Already, there are six standards for wireless service in use today, including market share leader Global System for Mobile Communications, or GSM, and Code Division Multiple Access, or CDMA, which ranks No. 2 in market share and where Qualcomm (QCOM.O) is the leader within CDMA.

While CDMA is widely used in the United States and is growing quickly in South America and Canada, GSM dominates in Europe and is driven by mobile powerhouses Ericsson (LMEb.ST) and Nokia (NOKSa.HE). But in a country where only about 3 percent of China's 1.2 billion inhabitants have wireless phones, the growth that low figure implies just in that country is staggering.

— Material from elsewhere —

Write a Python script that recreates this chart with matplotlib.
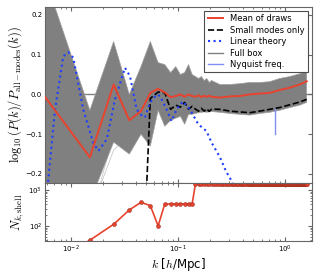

``It's too early to declare a winner in the standards battle but Qualcomm is definitely poised to be a big winner,' said Jeff Kagan, an independent telecommunications industry analyst. ``If it (CDMA) dominates, they're clearly a winner but even if it's part of a number of choices, Qualcomm is still a winner.'

BOON FOR CDMA

Sprint and Bell Atlantic have embraced CDMA while at least two phone makers are expected by the end of the year to roll out gizmos that run on GSM networks and those build using another digital standard, Time Division Multiple Access, or TDMA, analysts said.

But nonetheless, the much-anticipated deal with China United Telecommunications Corp. is a boon to San Diego-based Qualcomm's efforts in propagating CDMA across the globe. The accord calls for the licensing of Qualcomm's intellectual property for the manufacture and sale of CDMA wireless equipment by Chinese manufacturers. Financial terms haven't been disclosed, but royalty payments, expected to come in 2001, are lucrative.